As the Mali empire weakened over time, they were subsumed by the expanding Songhai Empire. As Europe established different trade routes, the once rare and prosperous sub-Saharan trade route began to lose prominence. These once-wealthy empires experienced a significant decline in influence and power. By the 19th century, even as colonialism had spread around the world, Mali’s distance from the sea helped the region escape dominion. However, the Mali empire had experienced a series of internal Islamic religious wars, leaving the region with multiple theocratic states. And now, France started taking an interest in the landlocked country, gradually taking control by 1892, and finally making it a French colonial region by 1905.
It was only in 1946 that a territorial assembly called the Sudanese Union–African Democratic Party (Union Soudanaise–Rassemblement Démocratique Africain or U.S.–R.D.A.) was formed. This was the region’s first step to becoming autonomous and independent of French authority. They merged with Senegal in January 1959, forming the Mali Federation. France then signed an agreement to transfer power back to the native people, which went into effect in June 1960.
Another setback was coming for the Mali people, however. Policy differences surfaced between Senegal and Mali. This, combined with dashed hopes that other Francophone regions would join their union, led to a dissolution of the Mali Federation in August of that same year. A month later, Mali declared its independence anyway and became the Republic of Mali. Celebrations to commemorate this struggle for independence have been held ever since.
Mali Independence Day timeline
Carvings, rock paintings, and ancient farming artifacts point to the fact that Mali has been inhabited since ancient times.
The Great Mosque of Djenne in Mali becomes the world's largest man-made clay structure.
A brief union with Senegal results in the region being named 'Mali' after the famous Mali empire that once lived in those parts; the union doesn’t survive, but the name certainly did.
The former French colony officially declares its independence, becoming the Republic of Mali.
Mali Independence Day FAQs
How is Independence Day celebrated in Mali?
Mali Independence Day celebrations have included festive parades, concerts, dances, street performances, donkey races, political speeches, and even private barbecues.
What was Mali’s early name?
Upon becoming a French colony, Mali was primarily called ‘French Sudan,’ although the region was occasionally given new names like ‘the Sudanese Republic’ as its geographical boundaries changed.
When did the Mali Empire start and end?
The Mali Empire was founded by King Sundiata Keita in 1235 and it lasted until 1645.
Mali Independence Day Activities
Read about the Mali Empire
Check out various sources, books, and documentaries on the great Mali Empire of old.

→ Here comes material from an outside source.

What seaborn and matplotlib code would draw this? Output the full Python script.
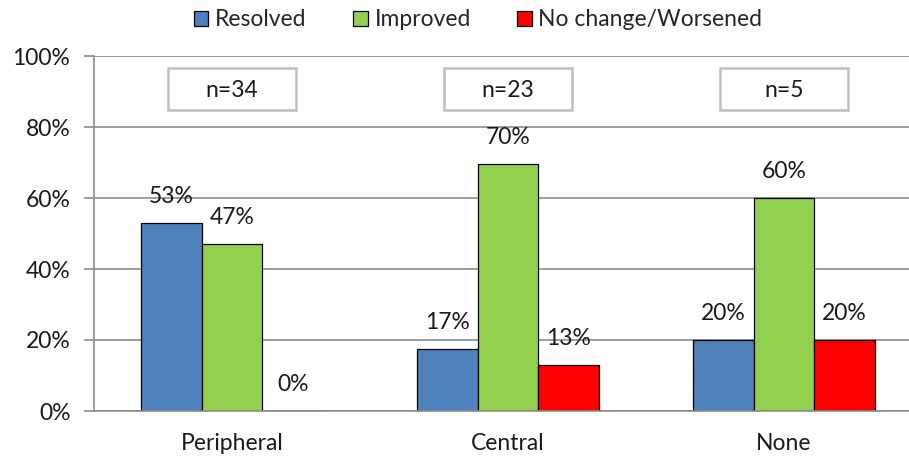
import matplotlib as mpl
mpl.use('Agg')
import matplotlib.pyplot as plt
import matplotlib.ticker as mticker
from matplotlib.patches import Rectangle
import pandas as pd
import seaborn as sns

locations = ['Peripheral', 'Central', 'None']
outcomes = ['Resolved', 'Improved', 'No change/Worsened']
resolved = [52.9, 17.4, 20.0]
improved = [47.1, 69.6, 60.0]
worsened = [0.0, 13.0, 20.0]
counts = ['n=34', 'n=23', 'n=5']
colors = ['#4F81BD', '#92D050', '#FF0000']

rows = []
for i, loc in enumerate(locations):
    for outcome, vals in zip(outcomes, [resolved, improved, worsened]):
        rows.append({'location': loc, 'outcome': outcome, 'pct': vals[i]})
df = pd.DataFrame(rows)

FS = 16.5

sns.set_style('white')
plt.rcParams['font.family'] = ['Lato', 'DejaVu Sans']
plt.rcParams['font.size'] = FS

fig = plt.figure(figsize=(9.09, 4.58), dpi=100)
# right edge of the plot runs past the picture, as in the reference
ax = fig.add_axes([94 / 909, 1 - 411 / 458, 828 / 909, 355 / 458])

g = sns.barplot(data=df, x='location', y='pct', hue='outcome', order=locations,
                hue_order=outcomes, palette=colors, width=0.66, dodge=True,
                edgecolor='black', linewidth=0.9, saturation=1, ax=ax, legend=True)

for container in ax.containers:
    labels = ['{:.0f}%'.format(v) for v in container.datavalues]
    for rect, label in zip(container, labels):
        ax.annotate(label, (rect.get_x() + rect.get_width() / 2, rect.get_height()),
                    xytext=(0, 19), textcoords='offset points',
                    ha='center', va='center', fontsize=FS, color='#1a1a1a')

ax.set_xlim(-0.5, 2.5)
ax.set_ylim(0, 100)
ax.yaxis.set_major_locator(mticker.MultipleLocator(20))
ax.yaxis.set_major_formatter(mticker.FuncFormatter(lambda v, p: '{:.0f}%'.format(v)))
ax.grid(axis='y', color='#8c8c8c', linewidth=1.2)
ax.set_axisbelow(True)
ax.set_xlabel('')
ax.set_ylabel('')

ax.set_xticks([-0.5, 0.5, 1.5, 2.5], minor=True)
ax.tick_params(axis='x', which='major', length=0, pad=16, labelsize=FS, labelcolor='#1a1a1a')
ax.tick_params(axis='x', which='minor', length=5, width=1.2, color='#8c8c8c', direction='out')
ax.tick_params(axis='y', length=7, width=1.2, color='#8c8c8c', direction='out', pad=10,
               labelsize=FS, labelcolor='#1a1a1a', left=True)

for side in ['top', 'right']:
    ax.spines[side].set_visible(False)
for side in ['left', 'bottom']:
    ax.spines[side].set_color('#8c8c8c')
    ax.spines[side].set_linewidth(1.2)

for i, n in enumerate(counts):
    ax.add_patch(Rectangle((i - 0.232, 84.8), 0.464, 11.8, fill=True, facecolor='white',
                           edgecolor='#bfbfbf', linewidth=1.8, zorder=3))
    ax.text(i, 90.4, n, ha='center', va='center', fontsize=FS, color='#1a1a1a', zorder=4)

handles, labels = ax.get_legend_handles_labels()
ax.get_legend().remove()
fig.legend(handles, labels, loc='center', bbox_to_anchor=(478 / 909, 1 - 20 / 458),
           ncol=3, frameon=False, fontsize=FS, handlelength=0.65, handleheight=0.65,
           handletextpad=0.3, columnspacing=2.0)

fig.savefig('out.png', dpi=100)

Learn about cool new facts, what made this place so special, and how they became special centers of learning.
Participate in their celebrations
Maybe you buy a ticket to Mali for the celebrations, or maybe, you can simply check to see if events are happening online too. There might even be television coverage of special parades and other activities on this day, which you won't want to miss.
Explore Mali culture
This is a vast land with very diverse customs and traditions, and even languages. Explore the music, the food, and the traditions of different communities in this region. You can start by looking for sources online, then at bookstores, and go from there.
5 Interesting Facts About Mali
It's all about the gold
Mali has many reserves of natural resources, and one of the most prominent is gold, making this country the third-largest producer of gold in Africa.
Mali is in the tropical zone
Mali is very close to the equator, making it one of the hottest countries on Earth.
The Prime Meridian Marker is in Mali
The geographical marker that separates both hemispheres of the Earth is in Gao, Mali.
Mostly young people
As of 2017, almost 67% of Mali's people were below 25 years of age, making Mali a country with one of the youngest populations in the world.
They're high on diversity
They have 12 official national languages apart from the main languages of Bambara and French.
Why We Love Mali Independence Day
It's a day to remember the past
Mali Independence Day celebrates the sacrifices and contributions of all those who fought for this country's freedom. These warriors' memories are specially commemorated and celebrated during this event.
Mali helped shape West Africa
The Mali Empire was such an economic and educational powerhouse that it forever changed how West Africa lived and interacted. Their influence can be seen in the language, customs, faith, and culture of people all over West Africa.
It’s a fascinating country
Apart from its hugely diverse population, Mali is a place of vast natural resources. The culture is vivid, and it boasts some incredible landmarks and monuments, which paint a picture of a rich ancient culture.